The Symbols & the Four Important Signatures
The Rota–The Wheel
The “Rota”: Motto of Alexander III
The Rota (wheel) was used as a means of confirmation of a Privilege’s authenticity. It contains a cross–which is part of Pope Alexander III’s signature. In the center of two concentric circles are the names of Saints Peter & Paul & Alexander (pp) III.
The words in the Rota written between the concentric circles are Alexander III’s motto “Demonstra mihi vias tuas Domine,” which is, “Oh Lord show me your ways.”
Each pope chose a Biblical text and used it as a motto during their entire pontificate. The motto, which was written between the two concentric circles of the Rota, is called the device.
The device should be unique to a pope (but there are examples of “recycling.” For example, Pope Lucius III (who succeeds Pope Alexander III, used the device of a former pope, Innocent II: Adiuva nos Deus salutaris noster (Help us, God our salvation)).
The Snake-like Image: The “Subscripsi:
Alexander III; “Subscripsi” Image
Next to the Rota, to its right, is the name of the Pope. The whole of it, the rota, the writing in between and the subscripsi (snake) at the end, is the Pope’s signature.
This “S” image (“subscripsi”): the symbol that represents his assent to the privilege. You see it first at the end of Pope Alexander’s signature here, and at the end of the other signatories of this document. The English equivalent to, “Subscripsi” is, “I have signed.”
The pope’s full subscription (signature) immediately follows the rota. This formulaic signature incorporates the pontiff’s name followed by the very stylized abbreviation (subscripsi): Ego Alexander Ecclesie Catholice Episcopus subscripsi.
(“I, Alexander, bishop of the Catholic Church, have undersigned”.) This subscription is not entirely the pope’s autograph. Only the letter E in ego (or a portion of it) may have been traced by the pope, a practice which began with Alexander III in the twelfth century (1159-1181).
While signatures are often partly written by scribes and then signed with a symbol of the pope and cardinals, in this case, the crosses and snakes, are much too different among all of the names to be that of a scribe.
The Monogram: Bene Valeti
Alexander III: The Bene Valeti Symbol–Farewell
A monogram is a motif of two or more letters, usually interwoven or otherwise combined in a decorative design, used as a logo or to identify a personal possession. This monogram is truly fancy and clever as well.
The Bene Valeti to the right of the Pope’s signature– (and part of the subscription) is a large monogram that spells Bene Valete (farewell).
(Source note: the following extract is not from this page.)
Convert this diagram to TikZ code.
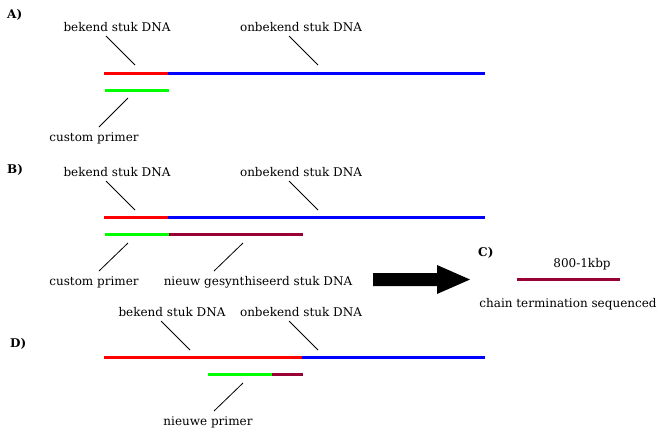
\documentclass[tikz,border=0pt]{standalone}
\usepackage{fontspec}
\setmainfont{DejaVu Serif}
\usepackage{tikz}
\usetikzlibrary{positioning}

\definecolor{dnared}{HTML}{FF0000}
\definecolor{dnablue}{HTML}{0000FF}
\definecolor{dnagreen}{HTML}{00FF00}
\definecolor{dnamaroon}{HTML}{990033}

\begin{document}
\begin{tikzpicture}[x=1pt, y=-1pt,
    every node/.style={inner sep=0pt, font=\fontsize{12}{14}\selectfont},
    tag/.style={anchor=base west, font=\fontsize{12}{14}\selectfont\bfseries},
    lbl/.style={anchor=base},
    strand/.style={line width=3pt},
    leader/.style={line width=0.8pt}]
    \useasboundingbox (0,0) rectangle (660,440);

    % A) known piece with custom primer
    \node[tag] (tagA) at (7,18) {A)};
    \node[lbl] (knownA) at (117,31.5) {bekend stuk DNA};
    \node[lbl] (unknownA) at (301,31.5) {onbekend stuk DNA};
    \node[lbl] (primerA) at (94,141) {custom primer};
    \coordinate (a1) at (104,73);
    \coordinate (a2) at (168,73);
    \coordinate (a3) at (485,73);
    \coordinate (p1) at (105,90);
    \coordinate (p2) at (169,90);
    \draw[strand, dnared] (a1) -- (a2);
    \draw[strand, dnablue] (a2) -- (a3);
    \draw[strand, dnagreen] (p1) -- (p2);
    \draw[leader] (106,36) -- (135,65);
    \draw[leader] (289,36) -- (318,65);
    \draw[leader] (128,98) -- (99,127);

    % B) primer extended
    \node[tag] (tagB) at (7,173) {B)};
    \node[lbl] (knownB) at (117,176) {bekend stuk DNA};
    \node[lbl] (unknownB) at (301,176) {onbekend stuk DNA};
    \node[lbl] (primerB) at (94,285) {custom primer};
    \node[lbl] (newB) at (258,285) {nieuw gesynthiseerd stuk DNA};
    \coordinate (b1) at (104,217);
    \coordinate (b2) at (168,217);
    \coordinate (b3) at (485,217);
    \coordinate (q1) at (105,234);
    \coordinate (q2) at (169,234);
    \coordinate (q3) at (303,234);
    \draw[strand, dnared] (b1) -- (b2);
    \draw[strand, dnablue] (b2) -- (b3);
    \draw[strand, dnagreen] (q1) -- (q2);
    \draw[strand, dnamaroon] (q2) -- (q3);
    \draw[leader] (106,181) -- (135,210);
    \draw[leader] (289,181) -- (318,210);
    \draw[leader] (128,243) -- (99,271);
    \draw[leader] (243,243) -- (214,271);

    % big arrow
    \fill (373,273) -- (437,273) -- (437,265) -- (470,279.5)
        -- (437,294) -- (437,286) -- (373,286) -- cycle;

    % C) sequenced piece
    \node[tag] (tagC) at (478,256) {C)};
    \node[lbl] (sizeC) at (582,267) {800-1kbp};
    \node[lbl] (seqC) at (568,307) {chain termination sequenced};
    \coordinate (c1) at (517,279);
    \coordinate (c2) at (620,279);
    \draw[strand, dnamaroon] (c1) -- (c2);

    % D) new primer
    \node[tag] (tagD) at (10,347) {D)};
    \node[lbl] (knownD) at (172,316) {bekend stuk DNA};
    \node[lbl] (unknownD) at (301,316) {onbekend stuk DNA};
    \node[lbl] (primerD) at (208,425.5) {nieuwe primer};
    \coordinate (d1) at (104,357);
    \coordinate (d2) at (302,357);
    \coordinate (d3) at (485,357);
    \coordinate (r1) at (208,374);
    \coordinate (r2) at (272,374);
    \coordinate (r3) at (303,374);
    \draw[strand, dnared] (d1) -- (d2);
    \draw[strand, dnablue] (d2) -- (d3);
    \draw[strand, dnagreen] (r1) -- (r2);
    \draw[strand, dnamaroon] (r2) -- (r3);
    \draw[leader] (161,321) -- (190,350);
    \draw[leader] (289,321) -- (318,350);
    \draw[leader] (243,383) -- (214,411);

\end{tikzpicture}
\end{document}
All letters spell the words, Bene & Valeti. This type of monogram has a B above an E with an N running through the whole of it and another large E at the end. Look closely: part of the N is a V; a fancy A is on the V; the L extends from the B downward with the E attached; the T is self-evident, and the I runs the length of the T.
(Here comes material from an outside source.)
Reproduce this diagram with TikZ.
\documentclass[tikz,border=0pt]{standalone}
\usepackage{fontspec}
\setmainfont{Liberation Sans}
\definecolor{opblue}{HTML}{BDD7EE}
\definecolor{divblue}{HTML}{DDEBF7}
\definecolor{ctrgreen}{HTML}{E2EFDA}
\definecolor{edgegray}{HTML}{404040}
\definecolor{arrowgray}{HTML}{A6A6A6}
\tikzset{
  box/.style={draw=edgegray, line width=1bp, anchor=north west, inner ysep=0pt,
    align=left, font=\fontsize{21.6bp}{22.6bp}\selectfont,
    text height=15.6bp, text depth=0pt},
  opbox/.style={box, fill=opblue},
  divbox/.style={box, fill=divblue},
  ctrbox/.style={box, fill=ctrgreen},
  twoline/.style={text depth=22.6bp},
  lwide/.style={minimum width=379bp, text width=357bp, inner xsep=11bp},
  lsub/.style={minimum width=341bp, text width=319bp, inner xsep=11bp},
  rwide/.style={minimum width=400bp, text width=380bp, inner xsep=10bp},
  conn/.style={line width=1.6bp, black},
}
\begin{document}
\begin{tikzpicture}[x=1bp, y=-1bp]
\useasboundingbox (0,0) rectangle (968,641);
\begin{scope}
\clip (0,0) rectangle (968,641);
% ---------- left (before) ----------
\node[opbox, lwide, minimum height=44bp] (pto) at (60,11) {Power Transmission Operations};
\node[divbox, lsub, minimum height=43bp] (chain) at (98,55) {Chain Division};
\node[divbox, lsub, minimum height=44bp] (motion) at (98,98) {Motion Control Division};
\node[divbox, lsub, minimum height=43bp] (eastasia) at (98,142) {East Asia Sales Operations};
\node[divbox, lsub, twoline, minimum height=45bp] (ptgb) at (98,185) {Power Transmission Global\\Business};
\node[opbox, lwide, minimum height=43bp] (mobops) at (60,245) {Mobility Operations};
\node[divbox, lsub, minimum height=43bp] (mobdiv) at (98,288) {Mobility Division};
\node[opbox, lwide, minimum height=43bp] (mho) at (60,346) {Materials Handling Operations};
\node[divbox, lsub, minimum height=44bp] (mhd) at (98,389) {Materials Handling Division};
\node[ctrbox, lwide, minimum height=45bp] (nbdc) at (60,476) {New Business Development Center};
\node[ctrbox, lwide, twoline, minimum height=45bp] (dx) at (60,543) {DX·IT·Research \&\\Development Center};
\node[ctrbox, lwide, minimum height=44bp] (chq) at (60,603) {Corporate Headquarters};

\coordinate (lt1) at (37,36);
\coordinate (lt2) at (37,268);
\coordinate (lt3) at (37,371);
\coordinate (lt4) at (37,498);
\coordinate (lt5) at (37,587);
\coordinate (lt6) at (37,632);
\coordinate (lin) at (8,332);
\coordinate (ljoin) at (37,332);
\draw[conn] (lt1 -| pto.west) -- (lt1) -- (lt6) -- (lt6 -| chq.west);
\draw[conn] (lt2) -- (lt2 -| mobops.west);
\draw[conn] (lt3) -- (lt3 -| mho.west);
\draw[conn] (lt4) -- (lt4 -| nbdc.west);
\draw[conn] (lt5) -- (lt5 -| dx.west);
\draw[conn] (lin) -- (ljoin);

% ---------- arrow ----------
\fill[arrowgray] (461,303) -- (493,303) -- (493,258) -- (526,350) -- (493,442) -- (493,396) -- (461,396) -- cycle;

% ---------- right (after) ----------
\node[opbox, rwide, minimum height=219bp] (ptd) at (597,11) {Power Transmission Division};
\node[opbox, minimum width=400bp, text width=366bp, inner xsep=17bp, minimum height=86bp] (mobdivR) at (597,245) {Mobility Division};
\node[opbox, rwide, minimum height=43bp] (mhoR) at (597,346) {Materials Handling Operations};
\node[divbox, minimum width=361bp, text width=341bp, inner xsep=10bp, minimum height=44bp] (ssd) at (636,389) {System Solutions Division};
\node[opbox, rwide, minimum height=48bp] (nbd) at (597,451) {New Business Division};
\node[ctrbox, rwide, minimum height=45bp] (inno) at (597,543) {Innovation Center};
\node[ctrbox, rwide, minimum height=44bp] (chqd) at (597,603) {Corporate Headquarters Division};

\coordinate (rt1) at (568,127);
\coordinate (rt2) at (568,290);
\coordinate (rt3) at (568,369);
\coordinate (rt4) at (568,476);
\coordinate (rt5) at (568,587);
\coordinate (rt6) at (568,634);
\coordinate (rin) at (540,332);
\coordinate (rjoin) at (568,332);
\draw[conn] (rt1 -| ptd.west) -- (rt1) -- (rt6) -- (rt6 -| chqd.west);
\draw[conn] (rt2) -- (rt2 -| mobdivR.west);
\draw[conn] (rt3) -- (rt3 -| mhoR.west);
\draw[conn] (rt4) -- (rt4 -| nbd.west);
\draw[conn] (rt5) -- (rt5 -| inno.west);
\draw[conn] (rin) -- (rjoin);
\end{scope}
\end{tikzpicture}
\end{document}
It is such an incredible symbol and work of art.
The Three Important Signatories (Future Popes)
Each Contains His Own “Subscripsi” (the Snake-like S)
“I have signed.”
1. The Future Pope Lucius III
Immediately underneath the Pope’s signature is Ubaldo Allucingoli, the future Lucius III who succeeds Pope Alexander III. He is the bishop of Ostia and signs, “Ubaldo.” His signature is preceded by a cross and a snake at the end, also all in his own hand.
The Second Signature beneath the Bene Valeti
The Future Celestine III
The Cross & the Snake–part of the signature of Giacinto Bobone, the future Celestine III, is entirely written in his own hand.
The Third Signature
The Future Alexander VIII
The Third Signatory is on the last line–Alberto di Morra the future Gregory VIII whose role resembled the present day Secretary of State–the second in command to Pope Alexander III.
The signatures are not simply the snake and cross images, then, but the whole lines. The crosses they make (which are all distinctive), their names and the snakes comprise their signatures, their, “subscripsi.”